==== Exercise input
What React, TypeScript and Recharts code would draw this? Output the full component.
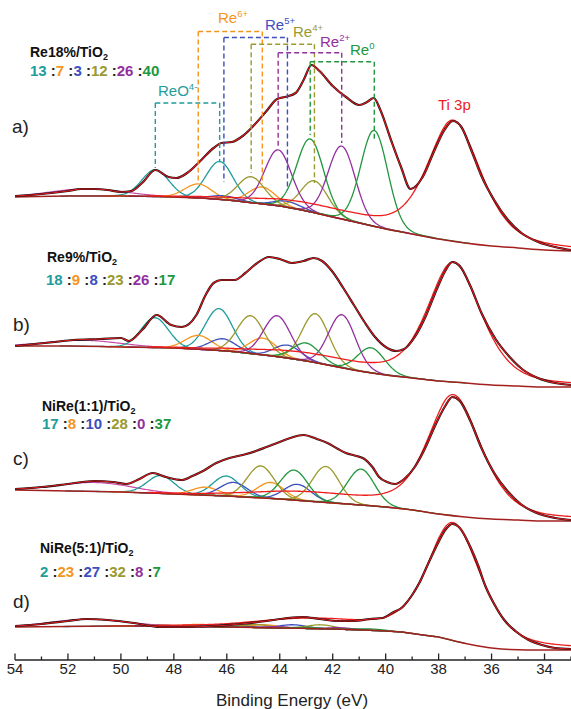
import React from "react";
import { LineChart, Line, XAxis, YAxis, ReferenceLine } from "recharts";

const W = 571;
const H = 709;
const PLOT_BOTTOM = 660;
const FONT = "'Liberation Sans', Arial, Helvetica, sans-serif";

// x axis (binding energy, eV)
const xTicks = [54, 53, 52, 51, 50, 49, 48, 47, 46, 45, 44, 43, 42, 41, 40, 39, 38, 37, 36, 35, 34, 33];

// Re species, in the order used by the ratio rows
const speciesNames = ["ReO", "Re", "Re", "Re", "Re", "Re"];
const speciesSup = ["4-", "6+", "5+", "4+", "2+", "0"];
const speciesColors = ["#1f9c9c", "#f7941d", "#3c4ec0", "#9a9a2e", "#93309f", "#21973e"];

const sampleNames = ["Re18%/TiO", "Re9%/TiO", "NiRe(1:1)/TiO", "NiRe(5:1)/TiO"];
const panelTags = ["a)", "b)", "c)", "d)"];
const ratiosA = [13, 7, 3, 12, 26, 40];
const ratiosB = [18, 9, 8, 23, 26, 17];
const ratiosC = [17, 8, 10, 28, 0, 37];
const ratiosD = [2, 23, 27, 32, 8, 7];

// vertical offset of each stacked spectrum (intensity units)
const panelOffsets = [409, 273, 139, 10];

// measured spectra [eV, intensity]
const specA = [
  [54, 55], [53, 57], [52, 60], [51.5, 62], [51, 62], [50.5, 61], [50, 59], [49.6, 60], [49.2, 68],
  [48.7, 81], [48.2, 74], [47.9, 73], [47.5, 78], [47, 90], [46.5, 103], [46.2, 108], [45.8, 109],
  [45.4, 115], [45, 125], [44.5, 140], [44.1, 152], [43.8, 154], [43.4, 158], [43.1, 171], [42.8, 186],
  [42.5, 180], [42, 165], [41.5, 154], [41, 146], [40.7, 149], [40.45, 153], [40.2, 141], [39.8, 111],
  [39.42, 84], [39.06, 62], [38.6, 74], [38.15, 101], [37.78, 121], [37.46, 130], [37.14, 124],
  [36.77, 101], [36.4, 76], [35.88, 50], [35.38, 31], [34.87, 18], [34.24, 9], [33.6, 4], [33, 1],
];
const specB = [
  [54, 41], [52.5, 45], [51.8, 47], [50.8, 48], [50, 49], [49.7, 46], [49.2, 57], [48.65, 72], [48.1, 62],
  [47.7, 60], [47.15, 72], [46.8, 92], [46.5, 104], [46.2, 107], [45.7, 107], [45.3, 114], [44.9, 123],
  [44.4, 130], [44, 128], [43.55, 124], [43.1, 126], [42.72, 129], [42.4, 126], [42, 115], [41.6, 99],
  [41.2, 82], [40.8, 65], [40.4, 50], [40, 40], [39.6, 36], [39.3, 38], [38.9, 50], [38.5, 70],
  [38.05, 99], [37.75, 116], [37.48, 125], [37.2, 121], [36.8, 101], [36.4, 75], [35.85, 48],
  [35.35, 31], [34.85, 18], [34.25, 9], [33.6, 4], [33, 2],
];
const specC = [
  [54, 32], [53, 34], [52, 37], [51, 40], [50.3, 39], [49.8, 37], [49.3, 42], [48.8, 48], [48.3, 44],
  [47.7, 41], [47.3, 45], [46.9, 50], [46.4, 58], [45.9, 63], [45.4, 66], [44.9, 70], [44.5, 74],
  [44.1, 78], [43.6, 83], [43.1, 86], [42.6, 82], [42.2, 78], [41.8, 72], [41.5, 68], [41.1, 65],
  [40.8, 62], [40.5, 54], [40.25, 44], [39.95, 39], [39.65, 37], [39.3, 42], [38.9, 54], [38.58, 69],
  [38.05, 100], [37.75, 115], [37.48, 124], [37.2, 120], [36.8, 100], [36.4, 74], [35.9, 48],
  [35.4, 30], [34.9, 17], [34.3, 8], [33.6, 3], [33, 1],
];
const specD = [
  [54, 24], [53, 26], [52, 29], [51.3, 31], [50.5, 30], [49.5, 27], [48.5, 23], [47.5, 23], [46.5, 24],
  [45.5, 26], [44.5, 29], [43.7, 32], [43.1, 33], [42.5, 31], [41.8, 29], [41.2, 29], [40.6, 31],
  [40.1, 32], [39.7, 38], [39.4, 42], [39, 55], [38.73, 67], [38.4, 86], [38.04, 106], [37.75, 120],
  [37.48, 126], [37.2, 122], [36.8, 103], [36.5, 84], [36.25, 65], [35.9, 46], [35.55, 31], [35.1, 19],
  [34.6, 10], [34.1, 5], [33.6, 2], [33, 1],
];

// backgrounds [eV, intensity]
const bgA = [
  [54, 54], [52, 55], [50, 55], [48, 54], [47, 53], [46, 51], [45, 48], [44, 45], [43, 40], [42, 34],
  [41, 28], [40, 22], [39, 17], [38, 12], [37, 8], [36, 5], [35, 3], [34, 1], [33, 0],
];
const bgB = [
  [54, 41], [52, 41], [50, 40], [48, 39], [46, 36], [44, 30], [43, 26], [42, 21], [41, 16], [40, 12],
  [39, 9], [38, 6], [37, 4], [36, 2], [35, 1], [34, 0], [33, 0],
];
const bgC = [
  [54, 31], [52, 30], [50, 29], [48, 27], [46, 25], [44, 22], [42, 18], [40, 14], [39, 11], [38, 7],
  [37, 4], [36, 2], [35, 1], [34, 0], [33, 0],
];
const bgD = [
  [54, 23], [50, 24], [48, 24], [46, 23], [44, 22], [42, 21], [40, 19], [39.4, 18], [38.6, 15], [38, 13],
  [37.4, 9], [36.7, 5], [36, 2], [35.3, 0.5], [34, 0], [33, 0],
];

// Re 4f7/2 and 4f5/2 fitted components, per species (eV, peak height)
const f72CentersA = [46.27, 44.66, 43.71, 42.69, 41.66, 40.43];
const f72HeightsA = [38, 17, 6, 32, 73, 96];
const f52CentersA = [48.7, 47.08, 46.11, 45.08, 44.06, 42.85];
const f52HeightsA = [27, 14, 4, 26, 56, 73];

const f72CentersB = [46.3, 44.64, 43.7, 42.65, 41.65, 40.55];
const f72HeightsB = [42, 17, 13, 49, 53, 25];
const f52CentersB = [48.72, 47.07, 46.16, 45.1, 44.1, 43.0];
const f52HeightsB = [30, 14, 12, 38, 41, 18];

const f72CentersC = [46.02, 44.34, 43.33, 42.26, 41.8, 40.93];
const f72HeightsC = [20, 16, 16, 36, 0, 36];
const f52CentersC = [48.5, 46.8, 45.74, 44.72, 44.2, 43.46];
const f52HeightsC = [18, 8, 14, 32, 0, 30];

const f72CentersD = [46.2, 44.6, 43.5, 42.45, 41.7, 40.6];
const f72HeightsD = [1, 3, 3.5, 4, 1.5, 1.5];
const f52CentersD = [48.6, 47.0, 45.9, 44.9, 44.1, 43.0];
const f52HeightsD = [0.7, 2.2, 2.6, 3, 1.2, 1.2];

// broad component near 51 eV, Ti 3p and its low shoulder
const satCenters = [51.3, 51.4, 51.0, 51.3];
const satHeights = [7, 6, 9, 7];
const shelfHeights = [6, 6, 7, 8];
const tiHeights = [121, 120, 121, 118];

const RE_FWHM = 1.2;
const SAT_FWHM = 3.3;
const SHELF_CENTER = 43.0;
const SHELF_FWHM = 4.5;
const TI_CENTER = 37.45;

const panelSpectra = [specA, specB, specC, specD];
const panelBgs = [bgA, bgB, bgC, bgD];
const panelRatios = [ratiosA, ratiosB, ratiosC, ratiosD];
const panelF72C = [f72CentersA, f72CentersB, f72CentersC, f72CentersD];
const panelF72H = [f72HeightsA, f72HeightsB, f72HeightsC, f72HeightsD];
const panelF52C = [f52CentersA, f52CentersB, f52CentersC, f52CentersD];
const panelF52H = [f52HeightsA, f52HeightsB, f52HeightsC, f52HeightsD];

// layout of the annotation (pixels)
const titlePos = [[30, 57], [47, 262], [42, 411], [40, 553]];
const ratioPos = [[30, 76], [46, 285], [42, 429], [40, 577]];
const tagPos = [[12, 133], [13, 331], [13, 465], [13, 608]];
const speciesLabelPos = [[158, 96], [218, 23], [265, 30], [293, 37], [320, 46.5], [350, 55]];
const bracketTopPx = [103, 31.5, 37.5, 44.3, 52.7, 61.7];
const bracketEndHiPx = [168, 181, 182, 173, 147, 135];
const bracketEndLoPx = [162, 184, 190, 183, 143, 140];

const LN2x4 = 4 * Math.LN2;
function pv(x: number, c: number, h: number, w: number, m: number) {
  const t = ((x - c) * (x - c)) / (w * w);
  return h * ((1 - m) * Math.exp(-LN2x4 * t) + m / (1 + 4 * t));
}
function tiShape(x: number, h: number) {
  return pv(x, TI_CENTER, h, x >= TI_CENTER ? 2.3 : 2.5, 0.5);
}
function bgAt(bg: number[][], x: number) {
  if (x >= bg[0][0]) return bg[0][1];
  for (let i = 0; i < bg.length - 1; i++) {
    const [x0, y0] = bg[i];
    const [x1, y1] = bg[i + 1];
    if (x <= x0 && x >= x1) return y0 + ((y1 - y0) * (x0 - x)) / (x0 - x1);
  }
  return bg[bg.length - 1][1];
}
function sample(hi: number, lo: number, f: (x: number) => number) {
  const out: { x: number; y: number }[] = [];
  const a = Math.min(54, hi);
  const b = Math.max(33, lo);
  for (let x = a; x >= b - 1e-9; x -= 0.05) out.push({ x: +x.toFixed(3), y: f(x) });
  return out;
}
const toSeries = (pts: number[][], off: number) => pts.map(([x, v]) => ({ x, y: off + v }));

function Tick(props: any) {
  const { x, payload } = props;
  const v = payload.value;
  const major = v % 2 === 0;
  return (
    <g>
      <line x1={x} x2={x} y1={PLOT_BOTTOM} y2={PLOT_BOTTOM - (major ? 6.5 : 3.5)} stroke="#222" strokeWidth={1.3} />
      {major && (
        <text x={x} y={PLOT_BOTTOM + 14} textAnchor="middle" fontSize={15} fontFamily={FONT} fill="#222">
          {v}
        </text>
      )}
    </g>
  );
}

export default function App() {
  const lines: React.ReactNode[] = [];

  panelSpectra.forEach((spec, p) => {
    const off = panelOffsets[p];
    const bg = panelBgs[p];
    const base = (x: number) => off + bgAt(bg, x);

    // broad component near 51 eV
    const sc = satCenters[p];
    lines.push(
      <Line key={`sat${p}`} data={sample(sc + 3 * SAT_FWHM, sc - 3 * SAT_FWHM, (x) => base(x) + pv(x, sc, satHeights[p], SAT_FWHM, 0))}
        dataKey="y" type="linear" stroke="#c94aa6" strokeWidth={1.2} dot={false} activeDot={false} isAnimationActive={false} />
    );

    // Re doublets
    speciesColors.forEach((col, s) => {
      const pairs = [
        [panelF52C[p][s], panelF52H[p][s]],
        [panelF72C[p][s], panelF72H[p][s]],
      ];
      pairs.forEach(([c, h], k) => {
        if (h <= 0) return;
        lines.push(
          <Line key={`re${p}-${s}-${k}`} data={sample(c + 3 * RE_FWHM, c - 3 * RE_FWHM, (x) => base(x) + pv(x, c, h, RE_FWHM, 0.05))}
            dataKey="y" type="linear" stroke={col} strokeWidth={1.3} dot={false} activeDot={false} isAnimationActive={false} />
        );
      });
    });

    // background
    lines.push(
      <Line key={`bg${p}`} data={toSeries(bg, off)} dataKey="y" type="monotone" stroke="#a3201f" strokeWidth={1.5}
        dot={false} activeDot={false} isAnimationActive={false} />
    );

    // Ti 3p
    lines.push(
      <Line key={`ti${p}`} data={sample(49, 33, (x) => base(x) + tiShape(x, tiHeights[p]) + pv(x, SHELF_CENTER, shelfHeights[p], SHELF_FWHM, 0))}
        dataKey="y" type="linear" stroke="#ee1c1c" strokeWidth={1.3} dot={false} activeDot={false} isAnimationActive={false} />
    );

    // measured data and envelope
    lines.push(
      <Line key={`data${p}`} data={toSeries(spec, off)} dataKey="y" type="monotone" stroke="#151515" strokeWidth={2.2}
        dot={false} activeDot={false} isAnimationActive={false} />
    );
    lines.push(
      <Line key={`fit${p}`} data={toSeries(spec, off)} dataKey="y" type="monotone" stroke="#e3171b" strokeWidth={1.1}
        dot={false} activeDot={false} isAnimationActive={false} />
    );
  });

  // dashed brackets over panel a
  const brackets: React.ReactNode[] = [];
  speciesColors.forEach((col, s) => {
    const hi = f52CentersA[s];
    const lo = f72CentersA[s];
    const top = PLOT_BOTTOM - bracketTopPx[s];
    const common = { stroke: col, strokeWidth: 1.4, strokeDasharray: "5 3", ifOverflow: "visible" as const };
    brackets.push(<ReferenceLine key={`bt${s}`} segment={[{ x: hi, y: top }, { x: lo, y: top }]} {...common} />);
    brackets.push(<ReferenceLine key={`bh${s}`} segment={[{ x: hi, y: top }, { x: hi, y: PLOT_BOTTOM - bracketEndHiPx[s] }]} {...common} />);
    brackets.push(<ReferenceLine key={`bl${s}`} segment={[{ x: lo, y: top }, { x: lo, y: PLOT_BOTTOM - bracketEndLoPx[s] }]} {...common} />);
  });

  return (
    <div style={{ position: "absolute", left: 0, top: 0, width: W, height: H, background: "#fff", overflow: "hidden" }}>
      <LineChart width={W} height={H} margin={{ top: 0, right: 0, bottom: 0, left: 15 }}>
        <XAxis dataKey="x" type="number" domain={[33, 54]} reversed allowDataOverflow ticks={xTicks} interval={0}
          height={49} tickLine={false} axisLine={{ stroke: "#222", strokeWidth: 1.5 }} tick={(p: any) => <Tick {...p} />} />
        <YAxis type="number" domain={[0, PLOT_BOTTOM]} hide width={0} allowDataOverflow />
        {lines}
        {brackets}
      </LineChart>
      <svg width={W} height={H} style={{ position: "absolute", left: 0, top: 0, pointerEvents: "none" }} fontFamily={FONT}>
        {sampleNames.map((n, p) => (
          <text key={`t${p}`} x={titlePos[p][0]} y={titlePos[p][1]} fontSize={14} fontWeight="bold" fill="#111">
            {n}
            <tspan fontSize={9} dy={3}>2</tspan>
          </text>
        ))}
        {panelRatios.map((r, p) => (
          <text key={`r${p}`} x={ratioPos[p][0]} y={ratioPos[p][1]} fontSize={15} fontWeight="bold">
            {r.map((v, k) => (
              <React.Fragment key={k}>
                {k > 0 && <tspan fill="#222">{" :"}</tspan>}
                <tspan fill={speciesColors[k]}>{v}</tspan>
              </React.Fragment>
            ))}
          </text>
        ))}
        {panelTags.map((t, p) => (
          <text key={`g${p}`} x={tagPos[p][0]} y={tagPos[p][1]} fontSize={19} fill="#222">{t}</text>
        ))}
        {speciesNames.map((n, s) => (
          <text key={`s${s}`} x={speciesLabelPos[s][0]} y={speciesLabelPos[s][1]} fontSize={15} fill={speciesColors[s]}>
            {n}
            <tspan fontSize={9.5} dy={-6}>{speciesSup[s]}</tspan>
          </text>
        ))}
        <text x={438} y={110} fontSize={15} fill="#ee1c1c">Ti 3p</text>
        <text x={292} y={706} fontSize={17} textAnchor="middle" fill="#222">Binding Energy (eV)</text>
      </svg>
    </div>
  );
}
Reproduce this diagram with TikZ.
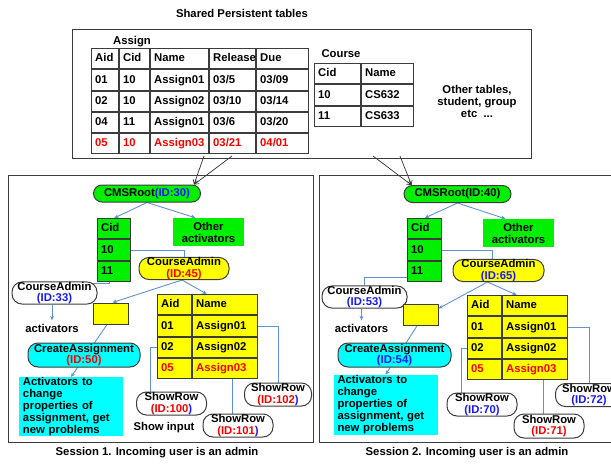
\documentclass[tikz,border=0pt]{standalone}
\usepackage{fontspec}
\setmainfont{Liberation Sans}
\usetikzlibrary{matrix,arrows.meta,backgrounds}

\definecolor{rootgreen}{RGB}{0,240,0}
\definecolor{adminyellow}{RGB}{255,255,0}
\definecolor{actcyan}{RGB}{0,255,255}
\definecolor{linkblue}{RGB}{96,145,215}
\definecolor{idblue}{RGB}{25,25,245}
\definecolor{idred}{RGB}{250,0,0}
\definecolor{edgegray}{RGB}{60,60,60}

\newcommand{\idb}[1]{\textcolor{idblue}{#1}}
\newcommand{\idr}[1]{\textcolor{idred}{#1}}

\begin{document}
\begin{tikzpicture}[x=1pt,y=-1pt,font=\bfseries\fontsize{11.3}{12}\selectfont,
    frame/.style={draw=edgegray,line width=1pt},
    cell/.style={draw=edgegray,line width=1pt,outer sep=0pt,inner xsep=3.5pt,inner ysep=0pt,
        minimum height=20.2pt,text height=8.5pt,text depth=2.5pt,align=left},
    table/.style={matrix of nodes,inner sep=0pt,anchor=north west,nodes={cell}},
    pill/.style={draw=edgegray,line width=1pt,rounded corners=10pt,align=center,inner sep=0pt,
        font=\bfseries\fontsize{11.3}{11.5}\selectfont},
    root node/.style={pill,fill=rootgreen,minimum width=107pt,minimum height=17pt,rounded corners=8.5pt},
    admin node/.style={pill,minimum width=90pt,minimum height=21pt},
    create node/.style={pill,fill=actcyan,minimum width=112pt,minimum height=24pt},
    showrow/.style={pill,fill=white,minimum width=70pt,minimum height=23pt},
    green box/.style={fill=rootgreen,minimum width=71pt,minimum height=28pt,align=center,inner sep=0pt},
    cyan box/.style={fill=actcyan,minimum width=104pt,minimum height=57pt,text width=96pt,align=left,
        inner xsep=4pt,inner ysep=0pt},
    spot/.style={draw=edgegray,line width=1pt,fill=adminyellow,minimum width=35pt,minimum height=21pt,inner sep=0pt},
    link/.style={draw=linkblue,line width=0.9pt},
    linkarrow/.style={link,-{Stealth[length=4.5pt,width=4pt]}},
    feed/.style={draw=black!80,line width=0.7pt,-{Straight Barb[length=4pt,width=5pt]}}]
    \clip (0,0) rectangle (611,466);

    % shared tables
    \node (shtitle) at (242,13) {Shared Persistent tables};
    \draw[frame] (72,29) rectangle (531,158);
    \node (assignlbl) at (132,42) {Assign};
    \matrix[table,row 5/.style={nodes={text=idred}},
        column 1/.style={nodes={text width=20pt}},column 2/.style={nodes={text width=23pt}},
        column 3/.style={nodes={text width=51pt}},column 4/.style={nodes={text width=39pt}},
        column 5/.style={nodes={text width=45pt}}] (assign) at (91,48) {
        Aid & Cid & Name & Release & Due \\
        01 & 10 & Assign01 & 03/5 & 03/09 \\
        02 & 10 & Assign02 & 03/10 & 03/14 \\
        04 & 11 & Assign01 & 03/6 & 03/20 \\
        05 & 10 & Assign03 & 03/21 & 04/01 \\
    };
    \node (courselbl) at (341,54) {Course};
    \matrix[table,column 1/.style={nodes={text width=39pt}},column 2/.style={nodes={text width=45pt}}]
        (course) at (314,63) {
        Cid & Name \\
        10 & CS632 \\
        11 & CS633 \\
    };
    \node[align=center] (othertbl) at (477,101) {Other tables,\\student, group\\etc\ \ ...};
    \coordinate (out1a) at (204,156);
    \coordinate (out1b) at (232,156);
    \coordinate (out2a) at (373,156);
    \coordinate (out2b) at (400,156);

    % session 1
    \draw[frame] (8,175) rectangle (313,442);
    \node (sess1) at (157,453) {Session 1. Incoming user is an admin};
    \node[root node] (root30) at (147,193.5) {CMSRoot\idb{(ID:30)}};
    \matrix[table,nodes={fill=rootgreen},column 1/.style={nodes={text width=26pt}}] (cid1) at (97,218) {
        Cid \\ 10 \\ 11 \\
    };
    \node[green box] (other1) at (208.5,232) {Other\\activators};
    \node[admin node,fill=adminyellow] (admin45) at (184,268.5) {CourseAdmin\\\idr{(ID:45)}};
    \node[admin node,fill=white,minimum width=85pt] (admin33) at (54.5,293) {CourseAdmin\\\idb{(ID:33)}};
    \node[spot] (spot1) at (110.5,313.5) {};
    \matrix[table,nodes={fill=adminyellow},row 4/.style={nodes={text=idred}},
        column 1/.style={nodes={text width=27pt}},column 2/.style={nodes={text width=58pt}}] (aid1) at (157,294) {
        Aid & Name \\
        01 & Assign01 \\
        02 & Assign02 \\
        05 & Assign03 \\
    };
    \node (act1) at (52,328) {activators};
    \node[create node] (create50) at (84,355) {CreateAssignment\\\idr{(ID:50)}};
    \node[cyan box] (cyan1) at (71,406.5) {Activators to\\change\\properties of\\assignment, get\\new problems};
    \node[showrow] (show100) at (171.5,403.5) {ShowRow\\\idr{(ID:100}\idb{)}};
    \node[showrow] (show101) at (238,425.5) {ShowRow\\\idr{(ID:101}\idb{)}};
    \node[showrow,minimum width=67pt] (show102) at (278,394.5) {ShowRow\\\idr{(ID:102}\idb{)}};
    \node (showin) at (164,428) {Show input};

    % session 2
    \draw[frame] (319,175) rectangle (616,442);
    \node (sess2) at (467,453) {Session 2. Incoming user is an admin};
    \node[root node] (root40) at (457.5,194) {CMSRoot(ID:40)};
    \matrix[table,nodes={fill=rootgreen},column 1/.style={nodes={text width=27pt}}] (cid2) at (407,218) {
        Cid \\ 10 \\ 11 \\
    };
    \node[green box] (other2) at (518.5,233) {Other\\activators};
    \node[admin node,fill=adminyellow,minimum width=91pt] (admin65) at (498.5,270.5) {CourseAdmin\\\idb{(ID:65)}};
    \node[admin node,fill=white,minimum width=85pt] (admin53) at (364.5,297) {CourseAdmin\\\idb{(ID:53)}};
    \node[spot] (spot2) at (420.5,314.5) {};
    \matrix[table,nodes={fill=adminyellow},row 4/.style={nodes={text=idred}},
        column 1/.style={nodes={text width=27pt}},column 2/.style={nodes={text width=58pt}}] (aid2) at (467,295) {
        Aid & Name \\
        01 & Assign01 \\
        02 & Assign02 \\
        05 & Assign03 \\
    };
    \node (act2) at (361.5,328) {activators};
    \node[create node,minimum width=113pt] (create54) at (394.5,355) {CreateAssignment\\\idb{(ID:54)}};
    \node[cyan box,minimum width=103pt,minimum height=60pt] (cyan2) at (385.5,405) {Activators to\\change\\properties of\\assignment, get\\new problems};
    \node[showrow] (show70) at (482,404.5) {ShowRow\\\idb{(ID:70)}};
    \node[showrow,minimum height=24pt] (show71) at (549,426) {ShowRow\\\idr{(ID:71)}};
    \node[showrow,minimum width=67pt] (show72) at (589,395) {ShowRow\\\idb{(ID:72)}};

    \begin{scope}[on background layer]
        \draw[feed] (out1a) -- ([xshift=-7pt]root30.north east);
        \draw[feed] (out1b) -- ([xshift=-7pt]root30.north east);
        \draw[feed] (out2a) -- ([xshift=8pt]root40.north west);
        \draw[feed] (out2b) -- ([xshift=8pt]root40.north west);

        \draw[linkarrow] (root30.south) -- (cid1.north);
        \draw[linkarrow] (root30.south) -- ([xshift=-13pt]other1.north);
        \draw[link] (cid1-2-1.east) -| (admin45.north);
        \draw[link] ([xshift=-5pt]cid1-3-1.south) |- ([xshift=-8pt,yshift=-2pt]admin33.north east);
        \draw[linkarrow] ([xshift=-2pt]admin45.south) -- ([xshift=2pt]spot1.north);
        \draw[linkarrow] ([xshift=-2pt]admin45.south) -- ([xshift=-1pt]aid1.north);
        \draw[linkarrow] (admin33.south -| act1.north) -- (act1.north);
        \draw[linkarrow] ([yshift=5pt]spot1.south) -- (cyan1.north);
        \draw[link] (aid1-3-1.west) -- ++(-7,0) coordinate (k100) -- (k100 |- show100.north);
        \draw[link] ([xshift=7.5pt]aid1-4-2.south) coordinate (k101) -- (k101 |- show101.north);
        \draw[link] (aid1-2-2.east) -| (show102.north);

        \draw[linkarrow] (root40.south) -- (cid2.north);
        \draw[linkarrow] (root40.south) -- ([xshift=-13pt]other2.north);
        \draw[link] (cid2-2-1.east) -| ([xshift=-6pt]admin65.north);
        \draw[link] ([yshift=-6pt]cid2-3-1.west) -| (admin53.north);
        \draw[linkarrow] ([xshift=-11pt]admin65.south) -- ([yshift=6pt]spot2.east);
        \draw[linkarrow] ([xshift=-11pt]admin65.south) -- ([xshift=-1pt]aid2.north);
        \draw[linkarrow] (admin53.south -| act2.north) -- (act2.north);
        \draw[linkarrow] ([yshift=5pt]spot2.south) -- (cyan2.north);
        \draw[link] (aid2-3-1.west) -- ++(-6,0) coordinate (k70) -- (k70 |- show70.north);
        \draw[link] ([xshift=8.5pt]aid2-4-2.south) coordinate (k71) -- (k71 |- show71.north);
        \draw[link] (aid2-2-2.east) -| (show72.north);
    \end{scope}
\end{tikzpicture}
\end{document}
========
# [Exercise]
Go through the records and copy each line with "this" in it.

# [Written reply]
What React, TypeScript and Recharts code would draw this? Output the full component.
Reproduce this diagram with TikZ.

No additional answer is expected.